Two days afterwards Roger Orme died. On the afternoon of the funeral, Miss Winifred Goode sat in the old garden in the shade of the clipped yew, and looked at the house in which she had been born, and in which she had passed her sixty years of life, and at the old wistaria beneath which he had kissed her forty years ago. She smiled and murmured aloud:
"No, I would not have had a single thing different."
III
A LOVER'S DILEMMA
"How are you feeling now?"
Words could not express the music of these six liquid syllables that fell through the stillness and the blackness on my ears.

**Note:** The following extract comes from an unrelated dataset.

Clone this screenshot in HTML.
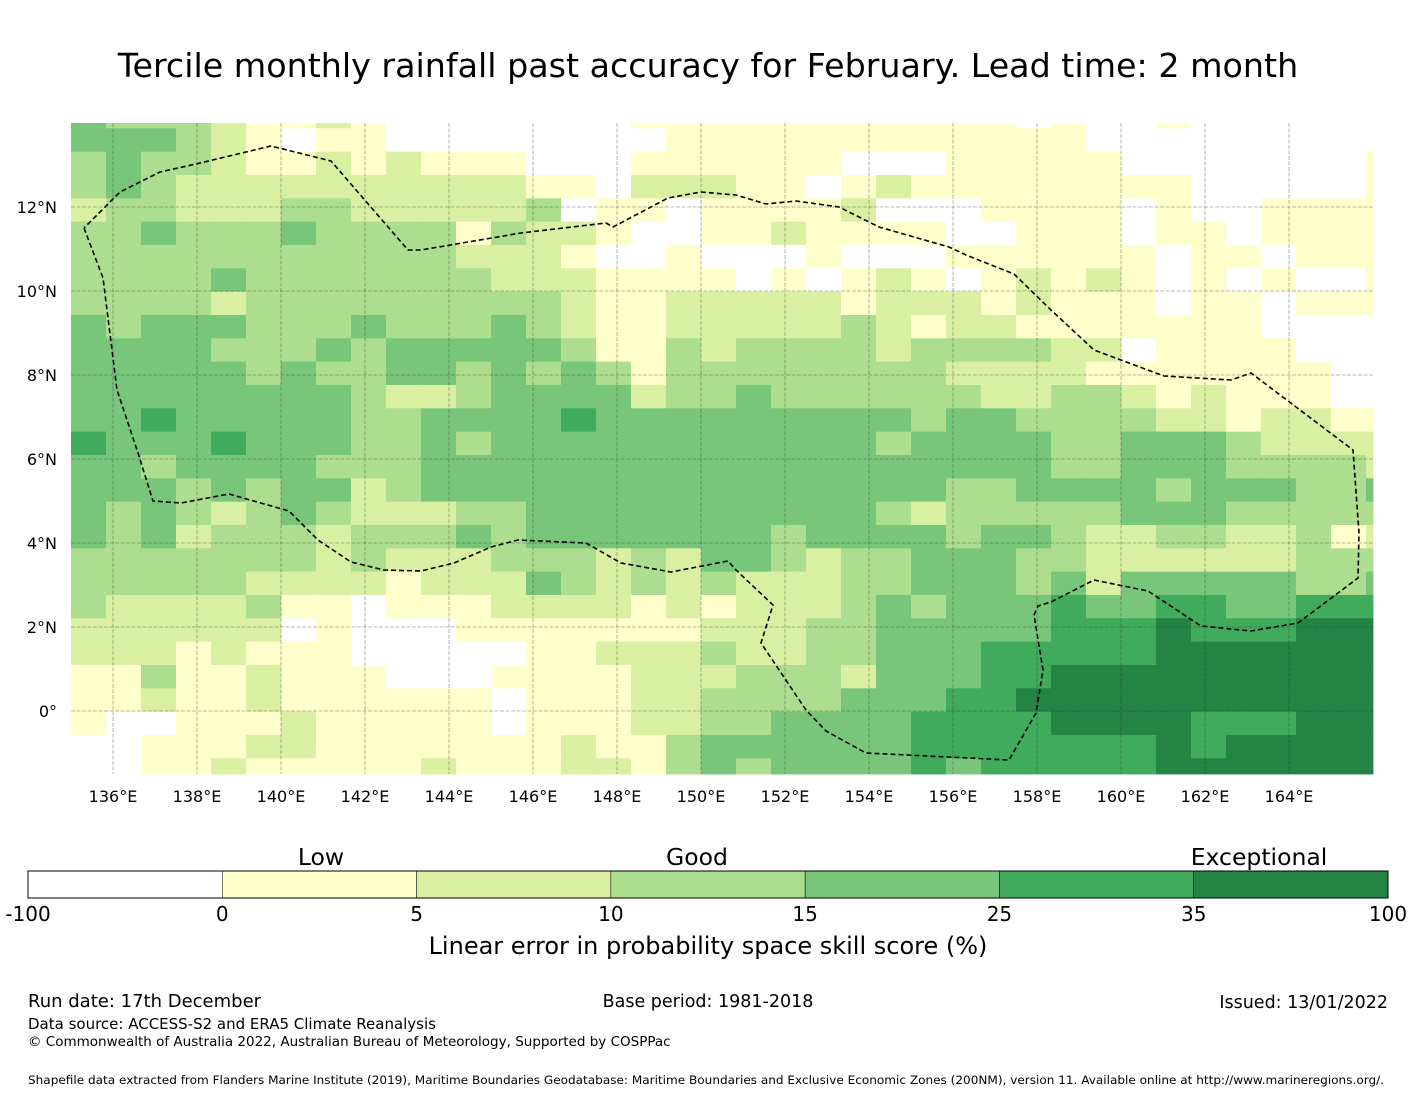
<!DOCTYPE html>
<html><head><meta charset="utf-8"><style>
body{margin:0;background:#fff;}
svg{display:block;font-family:"DejaVu Sans","Liberation Sans",sans-serif;}
</style></head><body>
<svg id="chart" width="1416" height="1095" viewBox="0 0 1416 1095" xmlns="http://www.w3.org/2000/svg">
<rect width="1416" height="1095" fill="#fff"/>
<text x="708" y="77" font-size="33.3" text-anchor="middle" fill="#000">Tercile monthly rainfall past accuracy for February. Lead time: 2 month</text>
<g id="cells"></g>
<g id="grid"></g>
<path id="eez" fill="none" stroke="#000" stroke-width="1.6" stroke-dasharray="5,3"/>
<g id="ticks" font-size="16" fill="#000"></g>
<g id="cbar"></g>
<text x="321" y="865" font-size="23.5" text-anchor="middle">Low</text>
<text x="697" y="865" font-size="23.5" text-anchor="middle">Good</text>
<text x="1259" y="865" font-size="23.5" text-anchor="middle">Exceptional</text>
<text x="708" y="954" font-size="24" text-anchor="middle">Linear error in probability space skill score (%)</text>
<text x="28" y="1007" font-size="18">Run date: 17th December</text>
<text x="708" y="1007" font-size="17.5" text-anchor="middle">Base period: 1981-2018</text>
<text x="1388" y="1008" font-size="17.5" text-anchor="end">Issued: 13/01/2022</text>
<text x="28" y="1029" font-size="15">Data source: ACCESS-S2 and ERA5 Climate Reanalysis</text>
<text x="28" y="1046" font-size="13.5">© Commonwealth of Australia 2022, Australian Bureau of Meteorology, Supported by COSPPac</text>
<text x="28" y="1084" font-size="11.5" textLength="1356" lengthAdjust="spacingAndGlyphs">Shapefile data extracted from Flanders Marine Institute (2019), Maritime Boundaries Geodatabase: Maritime Boundaries and Exclusive Economic Zones (200NM), version 11. Available online at http://www.marineregions.org/.</text>
</svg>
<script>
// colour class per cell (0=<0, 1=0-5, 2=5-10, 3=10-15, 4=15-25, 5=25-35, 6=35-100), rows north to south
const skillRows = [
"43332112100000001111111111101001000000",
"44432101100000000111111111111000000000",
"34332112121110001111110001111100000001",
"34322222222221102221101211111111000001",
"23322233222223011011112000111101001111",
"33433343333132210011211110011101101111",
"33333333333222100100010001111110110111",
"33334333333322211110101210121210101001",
"33332333333333211222221222121110110111",
"43444333433343211222223212211111110000",
"44443334344444311323333233332201111000",
"44444343344343431333333332222111111100",
"44444444322344442334333333223321211100",
"44544444334444544444444434433332212211",
"54445444334344444444444344443344432222",
"44344443334444444444444444443344433332",
"44434344234444444444444443344443444334",
"43432343222334444444444323333344433333",
"43423332333434444444344443443223322312",
"33333332322233323244323344433222222333",
"33333222212224323232223344434244444334",
"32222311011122221212223434445445544555",
"22222201000111111122233444445556555666",
"22212111000001122232233444555556666666",
"11311211100011112223332444556666666666",
"11211211111101112233334445566666666666",
"10011121111101112233444455556666555666",
"00111221111111211344444455555556566666",
"00112111112111221343444454555556666666"
];
const lonStart = 135.0, lonStep = 5/6;
const latTop = 14.0, latFirstEdge = 13.874, latStep = 5/9, latBottom = -1.5;
const lonTicks = [136,138,140,142,144,146,148,150,152,154,156,158,160,162,164];
const latTicks = [12,10,8,6,4,2,0];
const latTickLabels = ["12°N","10°N","8°N","6°N","4°N","2°N","0°"];
const binEdges = ["-100","0","5","10","15","25","35","100"];
const binColors = ["#ffffff","#ffffcc","#d9f0a3","#addd8e","#78c679","#41ab5d","#238443"];
const eezLonLat = [[84,228],[103,278],[117,390],[138,453],[153,501],[181,503],[229,494],[289,511],[318,540],[351,562],[384,570],[421,571],[454,563],[491,547],[518,540],[586,543],[621,563],[671,572],[728,561],[736,570],[773,605],[761,643],[806,710],[826,731],[866,753],[1009,760],[1036,713],[1043,670],[1034,615],[1038,606],[1051,602],[1094,580],[1148,591],[1201,626],[1251,631],[1298,623],[1358,578],[1359,533],[1353,450],[1251,373],[1231,380],[1164,376],[1094,350],[1051,310],[1014,274],[966,255],[949,247],[879,227],[839,207],[796,201],[766,204],[736,195],[701,192],[668,198],[613,227],[606,223],[521,233],[421,250],[408,250],[331,161],[271,146],[196,164],[160,172],[120,192],[84,228]].map(p=>[136+(p[0]-113)/42, 12-(p[1]-207)/42]);

const X0=113, PX=42, Y0=207;
const xs = lon => X0 + (lon-136)*PX;
const ys = lat => Y0 + (12-lat)*PX;
const NS="http://www.w3.org/2000/svg";
function mk(tag, attrs, parent){const e=document.createElementNS(NS,tag);for(const k in attrs)e.setAttribute(k,attrs[k]);parent.appendChild(e);return e;}

const cells=document.getElementById('cells');
skillRows.forEach((row,r)=>{
  const latA = r===0 ? latTop : latFirstEdge - (r-1)*latStep;
  const latB = Math.max(latBottom, latFirstEdge - r*latStep);
  for(let c=0;c<row.length;c++){
    const lonA = lonStart + c*lonStep;
    const lonB = Math.min(166.0, lonA+lonStep);
    const x1=xs(lonA), x2=xs(lonB), y1=ys(latA), y2=ys(latB);
    const rc = mk('rect',{x:x1.toFixed(2),y:y1.toFixed(2),width:(x2-x1+0.4).toFixed(2),height:(y2-y1+0.4).toFixed(2),fill:binColors[+row[c]]},cells);
    
    
  }
});

const grid=document.getElementById('grid'), ticks=document.getElementById('ticks');
const mapL=xs(lonStart), mapR=xs(166), mapT=ys(latTop), mapB=ys(latBottom);
lonTicks.forEach(l=>{
  const ln=mk('line',{x1:xs(l),x2:xs(l),y1:mapT,y2:mapB,stroke:"#333","stroke-opacity":0.45,"stroke-width":0.8,"stroke-dasharray":"4,1.5"},grid);
  
  
  const t=mk('text',{x:xs(l),y:mapB+28,"text-anchor":"middle"},ticks);
  t.textContent=l+"°E";
  
  
});
latTicks.forEach((l,i)=>{
  const ln=mk('line',{x1:mapL,x2:mapR,y1:ys(l),y2:ys(l),stroke:"#333","stroke-opacity":0.45,"stroke-width":0.8,"stroke-dasharray":"4,1.5"},grid);
  
  
  const t=mk('text',{x:mapL-14,y:ys(l)+6,"text-anchor":"end"},ticks);
  t.textContent=latTickLabels[i];
  
  
});

document.getElementById('eez').setAttribute('d', eezLonLat.map((p,i)=>(i?'L':'M')+xs(p[0]).toFixed(1)+' '+ys(p[1]).toFixed(1)).join(' '));

const cb=document.getElementById('cbar');
const cbL=28, cbR=1388, cbT=871, cbH=27, segW=(cbR-cbL)/binColors.length;
binColors.forEach((col,i)=>{
  const r=mk('rect',{x:cbL+i*segW,y:cbT,width:segW,height:cbH,fill:col,stroke:"#000","stroke-width":0.5},cb);
  
  
});
mk('rect',{x:cbL,y:cbT,width:cbR-cbL,height:cbH,fill:"none",stroke:"#000","stroke-width":1},cb);
binEdges.forEach((lab,i)=>{
  const t=mk('text',{x:cbL+i*segW,y:921,"font-size":20,"text-anchor":"middle"},cb);
  t.textContent=lab;
  
  
});
</script>
</body></html>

"Not very bright, I'm afraid, nurse," said I.
Think of something to do with streams and moonlight, and you may have an idea of the mellow ripple of the laugh I heard.
"I'm not the nurse. Can't you tell the difference? I'm Miss Deane--Dr. Deane's daughter."
"Deane?" I echoed.
"Don't you know where you are?"
"Every thing is still confused," said I.
I had an idea that they had carried me somewhere by train and put me into a bed, and that soft-fingered people had tended my eyes; but where I was I neither knew nor cared. Torture and blindness had been quite enough to occupy my mind.
"You are at Dr. Deane's house," said the voice, "and Dr. Deane is the twin brother of Mr. Deane, the great oculist of Grandchester, who was summoned to Shepton-Marling when you met with your accident. Perhaps you know you had a gun accident?"
"I suppose it was only that after all," said I, "but it felt like the disruption of the solar system."
"Are you still in great pain?" my unseen hostess asked sympathetically.
"Not since you have been in the room. I mean," I added, chilled by a span of silence, "I mean--I am just stating what happens to be a fact."
"Oh!" she said shortly. "Well, my uncle found that you couldn't be properly treated at your friend's little place at Shepton-Marling, so he brought you to Grandchester--and here you are."
"But I don't understand," said I, "why I should be a guest in your house."
"You are not a guest," she laughed. "You are here on the most sordid and commercial footing. Your friend--I forget his name----"
"Mobray," said I.
"Mr. Mobray settled it with my uncle. You see the house is large and father's practice small, as we keep a nursing home for my uncle's patients. Of course we have trained nurses."
"Are you one?" I asked.
"Not exactly. I do the housekeeping. But I can settle those uncomfortable pillows."
I felt her dexterous cool hands about my head and neck. For a moment or two my eyes ceased to ache, and I wished I could see her. In tendering my thanks, I expressed the wish. She laughed her delicious laugh.
"If you could see you wouldn't be here, and therefore you couldn't see me anyhow."
"Shall I ever see you?" I asked dismally.
"Why, of course! Don't you know that Henry Deane is one of the greatest oculists in England?"
We discussed my case and the miraculous skill of Henry Deane. Presently she left me, promising to return. The tones of her voice seemed to linger, as perfume would, in the darkness.